7. Doggie Bags. My family has nothing against doggie bags. In fact, they get insulted if you don’t “take a plate with you”. This works out well in helping us control our portions. We eat a small sampling at each place and then take some home with us. Usually by the time we get home we have enough food to feed us both very well over the entire weekend.

8. Hostess Gifts. I recommend a hostess gift for two specific reason. The first is etiquette. It’s just nice to be thanked for going to all the trouble hosting the party. The second is more strategic. We all have that one stop in our Thanksgiving Day tour where the food is bland at best. You don’t want to hurt anyone’s feelings, but you also don’t want food poisoning. By preparing a specific dish you know that your host would like, adding a good bottle of wine or sparkling beverage, you now have a gift. It will please your host and allow you to eat.

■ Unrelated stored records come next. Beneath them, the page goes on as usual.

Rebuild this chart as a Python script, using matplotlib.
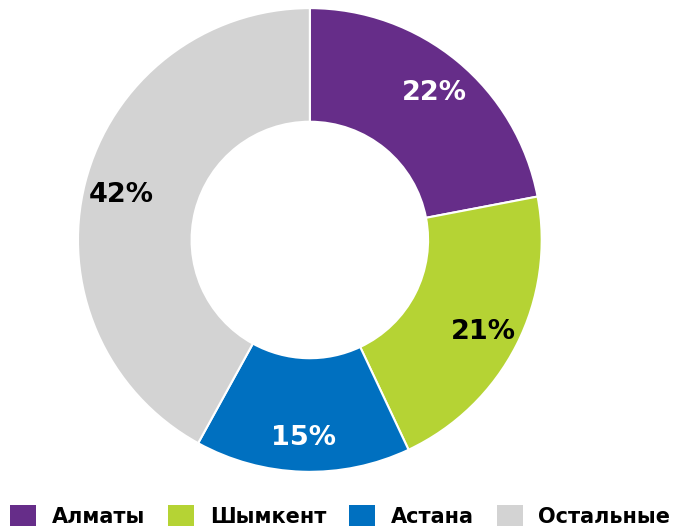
import matplotlib
matplotlib.use("Agg")
from matplotlib import pyplot as plt
from matplotlib.patches import Patch

# data
cities = ["Алматы", "Шымкент", "Астана", "Остальные"]
shares = [22, 21, 15, 42]
colors = ["#662D89", "#B5D334", "#0070C0", "#D3D3D3"]
label_colors = ["white", "black", "white", "black"]

plt.rcParams['font.family'] = ['DejaVu Sans']

fig = plt.figure(figsize=(6.74, 5.28), dpi=100)
ax = fig.add_axes([0.1157, 0.106, 0.688, 0.879])

wedges, texts, autotexts = ax.pie(
    shares,
    colors=colors,
    startangle=90,
    counterclock=False,
    radius=1.0,
    wedgeprops=dict(width=0.49, edgecolor="white", linewidth=1.5),
    autopct=lambda p: "%d%%" % round(p),
    pctdistance=0.84,
)
for t, c in zip(autotexts, label_colors):
    t.set_color(c)
    t.set_fontsize(19.5)
    t.set_fontweight("bold")
    x, y = t.get_position()
    t.set_position((x, y - 0.015))

ax.set_xlim(-1, 1)
ax.set_ylim(-1, 1)
ax.set_aspect("equal")

handles = [Patch(facecolor=c, edgecolor="none") for c in colors]
fig.legend(handles, cities, loc="lower center", bbox_to_anchor=(0.505, -0.025),
           ncol=4, frameon=False, handlelength=1.25, handleheight=1.2,
           handletextpad=0.75, columnspacing=1.1, borderaxespad=0.3,
           prop=dict(size=15, weight="bold"))

fig.savefig("out.png", dpi=100)
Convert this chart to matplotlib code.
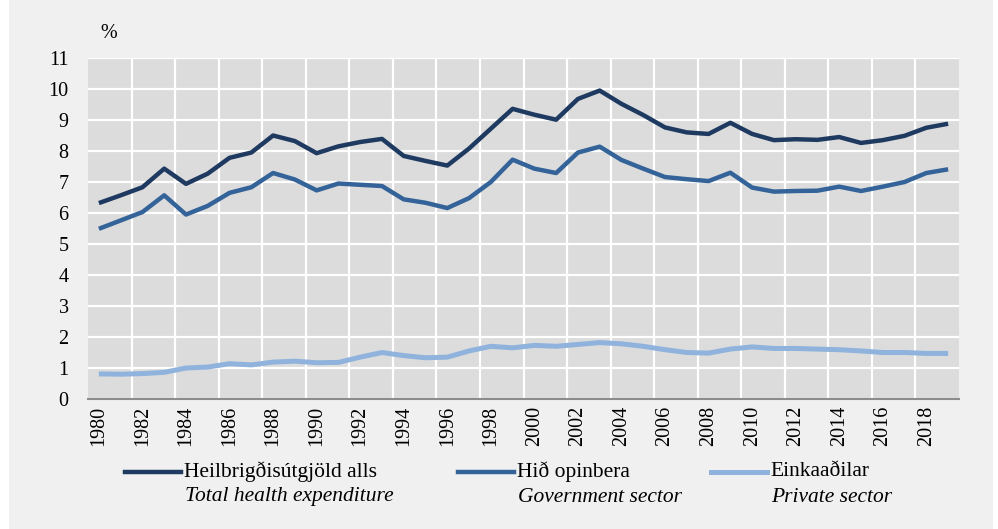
import matplotlib
matplotlib.use("Agg")
import matplotlib.pyplot as plt
import numpy as np
from matplotlib.lines import Line2D
from matplotlib.patches import Rectangle

plt.rcParams['font.family'] = ['Liberation Serif', 'DejaVu Serif']

#------------------------------------------------------------------------
# data (% of GDP)
years = list(range(1980, 2020))

total = [6.32, 6.57, 6.83, 7.43, 6.94, 7.27, 7.78, 7.95, 8.50, 8.32,
         7.93, 8.15, 8.29, 8.39, 7.84, 7.68, 7.53, 8.08, 8.72, 9.36,
         9.17, 9.01, 9.68, 9.95, 9.52, 9.16, 8.76, 8.60, 8.55, 8.91,
         8.55, 8.35, 8.38, 8.36, 8.45, 8.26, 8.35, 8.49, 8.75, 8.88]

government = [5.49, 5.76, 6.03, 6.57, 5.95, 6.23, 6.65, 6.83, 7.29, 7.08,
              6.73, 6.95, 6.91, 6.87, 6.44, 6.33, 6.16, 6.48, 7.00, 7.72,
              7.43, 7.29, 7.95, 8.14, 7.71, 7.43, 7.16, 7.09, 7.03, 7.30,
              6.82, 6.69, 6.71, 6.72, 6.85, 6.71, 6.85, 7.00, 7.29, 7.41]

private = [0.81, 0.80, 0.82, 0.86, 1.00, 1.03, 1.14, 1.10, 1.19, 1.22,
           1.17, 1.18, 1.35, 1.50, 1.40, 1.33, 1.35, 1.55, 1.70, 1.65,
           1.73, 1.70, 1.76, 1.82, 1.78, 1.70, 1.59, 1.50, 1.48, 1.61,
           1.68, 1.63, 1.63, 1.61, 1.59, 1.55, 1.50, 1.50, 1.47, 1.47]

labels_is = ["Heilbrigðisútgjöld alls", "Hið opinbera", "Einkaaðilar"]
labels_en = ["Total health expenditure", "Government sector", "Private sector"]
colors = ["#1f3a60", "#336399", "#8fb3dc"]

#------------------------------------------------------------------------
W, H = 998, 529
fig = plt.figure(figsize=(W / 100, H / 100), dpi=100)
fig.patch.set_facecolor("white")
fig.add_artist(Rectangle((9 / W, 0), 984 / W, 1, transform=fig.transFigure,
                         facecolor="#f0f0f0", edgecolor="none", zorder=-10))

ax = fig.add_axes([88 / W, 1 - 399 / H, (959 - 88) / W, (399 - 58) / H])
ax.set_facecolor("#dcdcdc")

series = [total, government, private]
widths = [3.2, 3.2, 3.6]
for vals, col, lw in zip(series, colors, widths):
    ax.plot(years, vals, color=col, lw=lw, solid_capstyle="butt", zorder=3)

ax.set_xlim(1979.5, 2019.5)
ax.set_ylim(0, 11)
ax.set_yticks(range(0, 12))
ax.set_xticks(range(1980, 2020, 2))
ax.set_xticks(np.arange(1981.5, 2019, 2), minor=True)
ax.tick_params(axis="x", which="major", length=0, rotation=90, labelsize=14.5, pad=5)
ax.tick_params(axis="x", which="minor", length=0)
ax.tick_params(axis="y", length=0, labelsize=14.5, pad=14)
for lab in ax.get_yticklabels():
    lab.set_horizontalalignment("right")

ax.grid(axis="y", which="major", color="white", lw=1.6, zorder=1)
ax.grid(axis="x", which="minor", color="white", lw=1.6, zorder=1)
ax.grid(axis="x", which="major", visible=False)

for side in ["top", "right", "left"]:
    ax.spines[side].set_visible(False)
ax.spines["bottom"].set_color("#8c8c8c")
ax.spines["bottom"].set_linewidth(1.5)
ax.spines["bottom"].set_zorder(4)

fig.text(100 / W, 1 - 33 / H, "%", fontsize=14.5, va="center", ha="left")

# legend below the plot, two rows (Icelandic / English italic)
handle_x = [125, 458, 711]
for hx, col, lw, lab_is, lab_en in zip(handle_x, colors, widths, labels_is, labels_en):
    fig.add_artist(Line2D([hx / W, (hx + 56) / W], [1 - 472 / H, 1 - 472 / H],
                          transform=fig.transFigure, color=col, lw=lw))
    fig.text((hx + 59) / W, 1 - 472 / H, lab_is, fontsize=15.5, va="center", ha="left")
    fig.text((hx + 60) / W, 1 - 497 / H, lab_en, fontsize=15.5, va="center", ha="left",
             style="italic")

plt.savefig("out.png", dpi=100)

9. De-stress. We get too wound up over the holidays. We forget that the whole idea is to be with people that we enjoy. So, when planning our visits we make sure we give ourselves enough time at each destination, where we can talk, laugh and catch up with those we haven’t seen in a while. We also make sure to keep the ones that cause us stress shorter.

That doesn’t mean wear a stop watch it! It just means to have an exit plan to help avoid arguments. If you find that your friend’s husband always corners your boyfriend into an argument halfway through dinner, don’t have the main meal at their house, opt for drinks instead. Then you can spend about an hour with them and leave before the ‘boys” can argue.

10. Have Fun. Thanksgiving was instituted to give thanks. This means you should remember why you are grateful to have these people in your life and allow yourself to let loose and have some fun. At my aunt’s house, we always have a disco dancing session to break up the meal. This allows us to dance with the kids, sing badly and act silly. We may not remember Uncle Joe’s stuffing, but we will always remember him trying to do the hustle across the living room carpet.